You seem like a nice guy, so I'll try not to make this too harsh: The homepage of Tree Sitter has a link to the implementation of JavaScript by TS's original creator. Good luck, and maybe hunt a little harder next time you have a question like this one.

jeff-hykin commented 4 years ago

@adrijshikhar This isn't really the right thread for that kind of a question, a better place would be on the tree sitter repo here

What is relevant here is that: if you port your syntax from TextMate to the Tree Sitter it won't be natively supported in VS Code and the non-native support is still very rough. The Tree Sitter is awesome, so I highly recommend learning it. However if you want something working in VS Code, me and another guy have been working on a library for making maintainable TextMate grammars for more than a year now. The library and documentation was finished recently, and I've been working on creating a tutorial. I'll likely publish the library and the tutorial this winter (2020) on Medium under "Make a TextMate grammar (without wanting to kill yourself)"

DrSensor commented 4 years ago

Has anyone in the vscode team explored using syntect engine? Converting TextMate grammar into sublime syntax definition is pretty straightforward.

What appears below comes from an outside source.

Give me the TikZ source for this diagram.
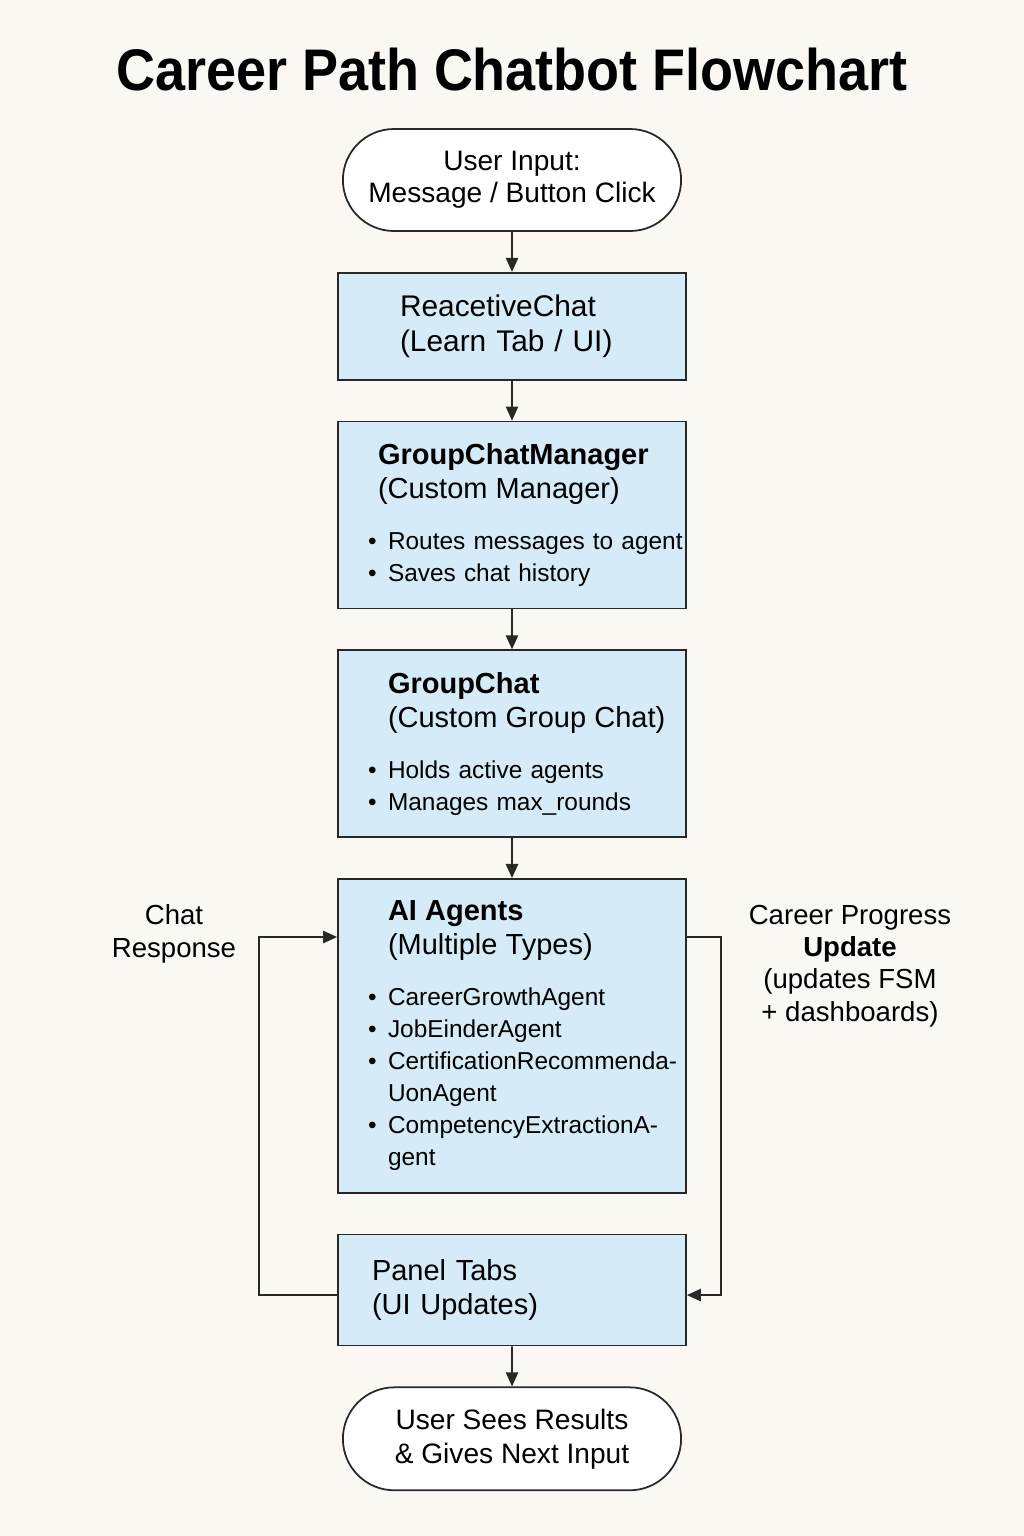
\documentclass[tikz,border=0pt]{standalone}
\usepackage{fontspec}
\setmainfont{Liberation Sans}
\newfontfamily\titlefont[FakeStretch=0.92]{Liberation Sans}
\usepackage{tikz}
\usetikzlibrary{positioning, arrows.meta, shapes.misc}
\definecolor{pagebg}{RGB}{251,248,244}
\definecolor{boxblue}{RGB}{214,235,248}
\definecolor{edgegray}{RGB}{40,40,40}
% indents inside the boxes
\newcommand{\ind}[1]{\hspace*{#1}}
\newcommand{\bul}{\hspace*{0.5cm}\makebox[0.4cm][l]{\textbullet}}
\newcommand{\cont}{\hspace*{0.9cm}}
\newcommand{\hdfont}{\fontsize{16.5}{19.4}\selectfont}
\tikzset{
  terminal/.style={
    rounded rectangle, draw=edgegray, fill=white, line width=1pt,
    minimum width=7.0cm, align=center,
    font=\fontsize{16}{18.2}\selectfont
  },
  procbox/.style={
    rectangle, draw=edgegray, fill=boxblue, line width=1pt,
    minimum width=6.96cm, text width=6.76cm, inner xsep=0.1cm, align=left,
    font=\fontsize{13.9}{18.2}\selectfont
  },
  flow/.style={draw=edgegray, line width=1pt, -{Triangle[length=8pt, width=7pt]}},
  sidenote/.style={align=center, font=\fontsize{15.7}{18.4}\selectfont},
}
\begin{document}
\begin{tikzpicture}[x=0.02cm, y=-0.02cm, node distance=0.8cm]
  \fill[pagebg] (0,0) rectangle (1024,1536);
  \useasboundingbox (0,0) rectangle (1024,1536);

  \node[font=\titlefont\bfseries\fontsize{33.4}{38}\selectfont] (title) at (512,70) {Career Path Chatbot Flowchart};

  \node[terminal, minimum height=2.04cm] (input) at (512,180) {User Input:\\Message / Button Click};
  \node[procbox, minimum height=2.14cm, below=of input, font=\fontsize{17}{19.4}\selectfont] (react)
    {\ind{1.14cm}ReacetiveChat\\\ind{1.14cm}(Learn Tab / UI)};
  \node[procbox, minimum height=3.74cm, below=of react] (manager)
    {{\hdfont\ind{0.7cm}\textbf{GroupChatManager}\\
      \ind{0.7cm}(Custom Manager)\\[0.38cm]}
     \bul \mbox{Routes messages to agent}\\
     \bul Saves chat history};
  \node[procbox, minimum height=3.74cm, below=of manager] (group)
    {{\hdfont\cont\textbf{GroupChat}\\
      \cont(Custom Group Chat)\\[0.38cm]}
     \bul Holds active agents\\
     \bul Manages max\_rounds};
  \node[procbox, minimum height=6.28cm, below=of group] (agents)
    {{\hdfont\cont\textbf{AI Agents}\\
      \cont(Multiple Types)\\[0.38cm]}
     \bul CareerGrowthAgent\\
     \bul JobEinderAgent\\
     \bul \mbox{CertificationRecommenda-}\\
     \cont UonAgent\\
     \bul \mbox{CompetencyExtractionA-}\\
     \cont gent};
  \node[procbox, minimum height=2.22cm, below=of agents, font=\hdfont] (panel)
    {\ind{0.58cm}Panel Tabs\\\ind{0.58cm}(UI Updates)};
  \node[terminal, minimum height=2.06cm, below=of panel, font=\fontsize{16}{19.4}\selectfont] (output)
    {User Sees Results\\\& Gives Next Input};

  % main flow
  \draw[flow] (input) -- (react);
  \draw[flow] (react) -- (manager);
  \draw[flow] (manager) -- (group);
  \draw[flow] (group) -- (agents);
  \draw[flow] (panel) -- (output);

  % feedback loops
  \draw[flow] ([yshift=-0.1cm]panel.west) -- ++(-78,0) |- ([yshift=-1.18cm]agents.north west);
  \draw[flow] ([yshift=-1.18cm]agents.north east) -- ++(34,0) |- ([yshift=-0.1cm]panel.east);

  \node[sidenote] (chatlbl) at (174,934) {Chat\\Response};
  \node[sidenote] (progresslbl) at (850,966) {Career Progress\\\textbf{Update}\\(updates FSM\\+ dashboards)};
\end{tikzpicture}
\end{document}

jeff-hykin commented 4 years ago

~The conversion is straightforward, but the Sublime engine still has the vast majority of the same problems.~

Actually it is notably more powerful than TextMate as per https://github.com/sublimehq/sublime_text/issues/2241 (thanks @michaelblyons for pointing that out). It still has some limitations notably:

  1. Being much slower than TreeSitter, especially for single line parsing
  2. It still uses the very-broken TextMate scope selectors instead of the more powerful scm queries

That said, it would be much easier to implement.